Restate the listing below word for word, omitting any images.

▸ **Provided material**:
---------------

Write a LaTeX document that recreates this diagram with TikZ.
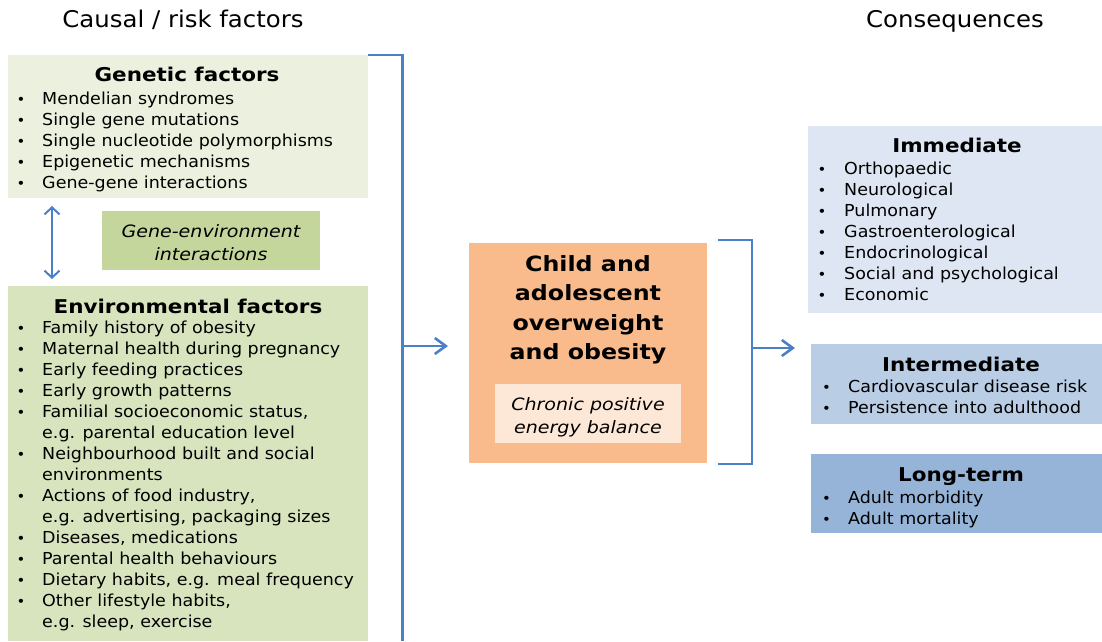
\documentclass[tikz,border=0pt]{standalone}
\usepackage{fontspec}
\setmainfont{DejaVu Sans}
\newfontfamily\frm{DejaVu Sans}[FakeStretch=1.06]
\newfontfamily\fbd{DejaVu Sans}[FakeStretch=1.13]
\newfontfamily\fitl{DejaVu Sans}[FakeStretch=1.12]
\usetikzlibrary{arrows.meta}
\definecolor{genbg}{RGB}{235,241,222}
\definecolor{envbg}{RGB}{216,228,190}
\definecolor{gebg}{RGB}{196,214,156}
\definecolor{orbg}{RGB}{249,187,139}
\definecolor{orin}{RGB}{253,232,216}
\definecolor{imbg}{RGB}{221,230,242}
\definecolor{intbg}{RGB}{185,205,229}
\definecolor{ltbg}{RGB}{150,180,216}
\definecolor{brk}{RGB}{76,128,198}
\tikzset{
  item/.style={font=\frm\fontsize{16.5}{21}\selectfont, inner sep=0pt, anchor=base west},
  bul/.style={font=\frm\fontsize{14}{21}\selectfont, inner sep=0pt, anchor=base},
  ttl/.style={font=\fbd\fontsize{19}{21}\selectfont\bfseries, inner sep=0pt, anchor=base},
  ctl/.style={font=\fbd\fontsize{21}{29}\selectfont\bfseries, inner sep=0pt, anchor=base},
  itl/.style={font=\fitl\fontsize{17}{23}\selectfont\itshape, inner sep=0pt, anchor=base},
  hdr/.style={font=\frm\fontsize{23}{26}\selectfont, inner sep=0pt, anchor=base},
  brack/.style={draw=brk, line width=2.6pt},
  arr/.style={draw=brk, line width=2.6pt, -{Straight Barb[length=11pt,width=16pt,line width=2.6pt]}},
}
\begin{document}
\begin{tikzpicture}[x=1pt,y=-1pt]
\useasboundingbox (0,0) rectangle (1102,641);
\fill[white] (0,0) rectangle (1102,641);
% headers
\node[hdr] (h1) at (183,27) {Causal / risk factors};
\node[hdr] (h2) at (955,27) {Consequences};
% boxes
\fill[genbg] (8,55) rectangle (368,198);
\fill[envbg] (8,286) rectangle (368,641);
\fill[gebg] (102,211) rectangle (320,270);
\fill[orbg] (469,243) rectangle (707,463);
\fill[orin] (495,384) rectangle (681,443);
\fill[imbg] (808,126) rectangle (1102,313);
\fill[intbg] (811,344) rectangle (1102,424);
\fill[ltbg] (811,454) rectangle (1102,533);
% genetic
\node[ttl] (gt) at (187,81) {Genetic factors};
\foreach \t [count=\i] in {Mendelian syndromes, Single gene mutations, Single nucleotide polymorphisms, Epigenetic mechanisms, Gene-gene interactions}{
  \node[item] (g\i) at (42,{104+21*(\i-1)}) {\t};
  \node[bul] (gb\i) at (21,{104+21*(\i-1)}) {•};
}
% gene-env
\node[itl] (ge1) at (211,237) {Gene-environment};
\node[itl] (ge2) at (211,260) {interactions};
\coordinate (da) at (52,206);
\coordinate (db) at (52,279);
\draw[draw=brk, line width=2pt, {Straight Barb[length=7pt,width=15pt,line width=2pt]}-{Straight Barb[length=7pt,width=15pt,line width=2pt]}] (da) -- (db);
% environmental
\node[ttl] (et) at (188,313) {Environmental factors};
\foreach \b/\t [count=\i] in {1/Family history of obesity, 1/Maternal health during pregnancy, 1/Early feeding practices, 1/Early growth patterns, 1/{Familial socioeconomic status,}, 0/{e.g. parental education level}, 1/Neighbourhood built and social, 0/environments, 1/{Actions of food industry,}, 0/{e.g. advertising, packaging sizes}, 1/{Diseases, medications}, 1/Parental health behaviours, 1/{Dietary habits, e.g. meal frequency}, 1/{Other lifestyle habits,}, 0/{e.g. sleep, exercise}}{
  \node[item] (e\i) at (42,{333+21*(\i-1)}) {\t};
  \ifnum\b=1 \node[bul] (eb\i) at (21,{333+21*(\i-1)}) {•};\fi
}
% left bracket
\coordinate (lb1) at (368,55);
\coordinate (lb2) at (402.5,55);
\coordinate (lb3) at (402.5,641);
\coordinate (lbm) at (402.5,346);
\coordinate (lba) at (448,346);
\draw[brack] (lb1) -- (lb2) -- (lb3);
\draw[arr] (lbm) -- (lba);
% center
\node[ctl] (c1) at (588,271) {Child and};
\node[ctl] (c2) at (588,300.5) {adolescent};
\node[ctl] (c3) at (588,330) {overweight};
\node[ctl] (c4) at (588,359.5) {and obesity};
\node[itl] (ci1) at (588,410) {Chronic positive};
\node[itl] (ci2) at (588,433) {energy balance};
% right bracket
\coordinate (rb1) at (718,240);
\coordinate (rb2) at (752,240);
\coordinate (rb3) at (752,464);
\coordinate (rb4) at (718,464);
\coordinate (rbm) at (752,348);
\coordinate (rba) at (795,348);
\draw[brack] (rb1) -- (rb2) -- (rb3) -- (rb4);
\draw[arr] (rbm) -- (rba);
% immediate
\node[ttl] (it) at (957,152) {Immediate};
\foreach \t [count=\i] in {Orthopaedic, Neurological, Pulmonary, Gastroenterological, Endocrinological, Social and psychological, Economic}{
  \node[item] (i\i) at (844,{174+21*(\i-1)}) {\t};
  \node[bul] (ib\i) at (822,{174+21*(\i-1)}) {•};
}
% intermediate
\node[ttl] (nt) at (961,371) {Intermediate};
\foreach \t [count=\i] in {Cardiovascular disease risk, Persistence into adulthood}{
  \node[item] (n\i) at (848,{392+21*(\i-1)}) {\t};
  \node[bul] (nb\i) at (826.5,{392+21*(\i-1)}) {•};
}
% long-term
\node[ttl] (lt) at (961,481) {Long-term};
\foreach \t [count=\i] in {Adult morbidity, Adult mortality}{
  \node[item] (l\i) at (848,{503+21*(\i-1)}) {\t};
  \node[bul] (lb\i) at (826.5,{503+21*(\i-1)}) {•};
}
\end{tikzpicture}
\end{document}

---------------

▸ **Task output**:
Write a LaTeX document that recreates this diagram with TikZ.
\documentclass[tikz,border=0pt]{standalone}
\usepackage{fontspec}
\setmainfont{DejaVu Sans}
\newfontfamily\frm{DejaVu Sans}[FakeStretch=1.06]
\newfontfamily\fbd{DejaVu Sans}[FakeStretch=1.13]
\newfontfamily\fitl{DejaVu Sans}[FakeStretch=1.12]
\usetikzlibrary{arrows.meta}
\definecolor{genbg}{RGB}{235,241,222}
\definecolor{envbg}{RGB}{216,228,190}
\definecolor{gebg}{RGB}{196,214,156}
\definecolor{orbg}{RGB}{249,187,139}
\definecolor{orin}{RGB}{253,232,216}
\definecolor{imbg}{RGB}{221,230,242}
\definecolor{intbg}{RGB}{185,205,229}
\definecolor{ltbg}{RGB}{150,180,216}
\definecolor{brk}{RGB}{76,128,198}
\tikzset{
  item/.style={font=\frm\fontsize{16.5}{21}\selectfont, inner sep=0pt, anchor=base west},
  bul/.style={font=\frm\fontsize{14}{21}\selectfont, inner sep=0pt, anchor=base},
  ttl/.style={font=\fbd\fontsize{19}{21}\selectfont\bfseries, inner sep=0pt, anchor=base},
  ctl/.style={font=\fbd\fontsize{21}{29}\selectfont\bfseries, inner sep=0pt, anchor=base},
  itl/.style={font=\fitl\fontsize{17}{23}\selectfont\itshape, inner sep=0pt, anchor=base},
  hdr/.style={font=\frm\fontsize{23}{26}\selectfont, inner sep=0pt, anchor=base},
  brack/.style={draw=brk, line width=2.6pt},
  arr/.style={draw=brk, line width=2.6pt, -{Straight Barb[length=11pt,width=16pt,line width=2.6pt]}},
}
\begin{document}
\begin{tikzpicture}[x=1pt,y=-1pt]
\useasboundingbox (0,0) rectangle (1102,641);
\fill[white] (0,0) rectangle (1102,641);
% headers
\node[hdr] (h1) at (183,27) {Causal / risk factors};
\node[hdr] (h2) at (955,27) {Consequences};
% boxes
\fill[genbg] (8,55) rectangle (368,198);
\fill[envbg] (8,286) rectangle (368,641);
\fill[gebg] (102,211) rectangle (320,270);
\fill[orbg] (469,243) rectangle (707,463);
\fill[orin] (495,384) rectangle (681,443);
\fill[imbg] (808,126) rectangle (1102,313);
\fill[intbg] (811,344) rectangle (1102,424);
\fill[ltbg] (811,454) rectangle (1102,533);
% genetic
\node[ttl] (gt) at (187,81) {Genetic factors};
\foreach \t [count=\i] in {Mendelian syndromes, Single gene mutations, Single nucleotide polymorphisms, Epigenetic mechanisms, Gene-gene interactions}{
  \node[item] (g\i) at (42,{104+21*(\i-1)}) {\t};
  \node[bul] (gb\i) at (21,{104+21*(\i-1)}) {•};
}
% gene-env
\node[itl] (ge1) at (211,237) {Gene-environment};
\node[itl] (ge2) at (211,260) {interactions};
\coordinate (da) at (52,206);
\coordinate (db) at (52,279);
\draw[draw=brk, line width=2pt, {Straight Barb[length=7pt,width=15pt,line width=2pt]}-{Straight Barb[length=7pt,width=15pt,line width=2pt]}] (da) -- (db);
% environmental
\node[ttl] (et) at (188,313) {Environmental factors};
\foreach \b/\t [count=\i] in {1/Family history of obesity, 1/Maternal health during pregnancy, 1/Early feeding practices, 1/Early growth patterns, 1/{Familial socioeconomic status,}, 0/{e.g. parental education level}, 1/Neighbourhood built and social, 0/environments, 1/{Actions of food industry,}, 0/{e.g. advertising, packaging sizes}, 1/{Diseases, medications}, 1/Parental health behaviours, 1/{Dietary habits, e.g. meal frequency}, 1/{Other lifestyle habits,}, 0/{e.g. sleep, exercise}}{
  \node[item] (e\i) at (42,{333+21*(\i-1)}) {\t};
  \ifnum\b=1 \node[bul] (eb\i) at (21,{333+21*(\i-1)}) {•};\fi
}
% left bracket
\coordinate (lb1) at (368,55);
\coordinate (lb2) at (402.5,55);
\coordinate (lb3) at (402.5,641);
\coordinate (lbm) at (402.5,346);
\coordinate (lba) at (448,346);
\draw[brack] (lb1) -- (lb2) -- (lb3);
\draw[arr] (lbm) -- (lba);
% center
\node[ctl] (c1) at (588,271) {Child and};
\node[ctl] (c2) at (588,300.5) {adolescent};
\node[ctl] (c3) at (588,330) {overweight};
\node[ctl] (c4) at (588,359.5) {and obesity};
\node[itl] (ci1) at (588,410) {Chronic positive};
\node[itl] (ci2) at (588,433) {energy balance};
% right bracket
\coordinate (rb1) at (718,240);
\coordinate (rb2) at (752,240);
\coordinate (rb3) at (752,464);
\coordinate (rb4) at (718,464);
\coordinate (rbm) at (752,348);
\coordinate (rba) at (795,348);
\draw[brack] (rb1) -- (rb2) -- (rb3) -- (rb4);
\draw[arr] (rbm) -- (rba);
% immediate
\node[ttl] (it) at (957,152) {Immediate};
\foreach \t [count=\i] in {Orthopaedic, Neurological, Pulmonary, Gastroenterological, Endocrinological, Social and psychological, Economic}{
  \node[item] (i\i) at (844,{174+21*(\i-1)}) {\t};
  \node[bul] (ib\i) at (822,{174+21*(\i-1)}) {•};
}
% intermediate
\node[ttl] (nt) at (961,371) {Intermediate};
\foreach \t [count=\i] in {Cardiovascular disease risk, Persistence into adulthood}{
  \node[item] (n\i) at (848,{392+21*(\i-1)}) {\t};
  \node[bul] (nb\i) at (826.5,{392+21*(\i-1)}) {•};
}
% long-term
\node[ttl] (lt) at (961,481) {Long-term};
\foreach \t [count=\i] in {Adult morbidity, Adult mortality}{
  \node[item] (l\i) at (848,{503+21*(\i-1)}) {\t};
  \node[bul] (lb\i) at (826.5,{503+21*(\i-1)}) {•};
}
\end{tikzpicture}
\end{document}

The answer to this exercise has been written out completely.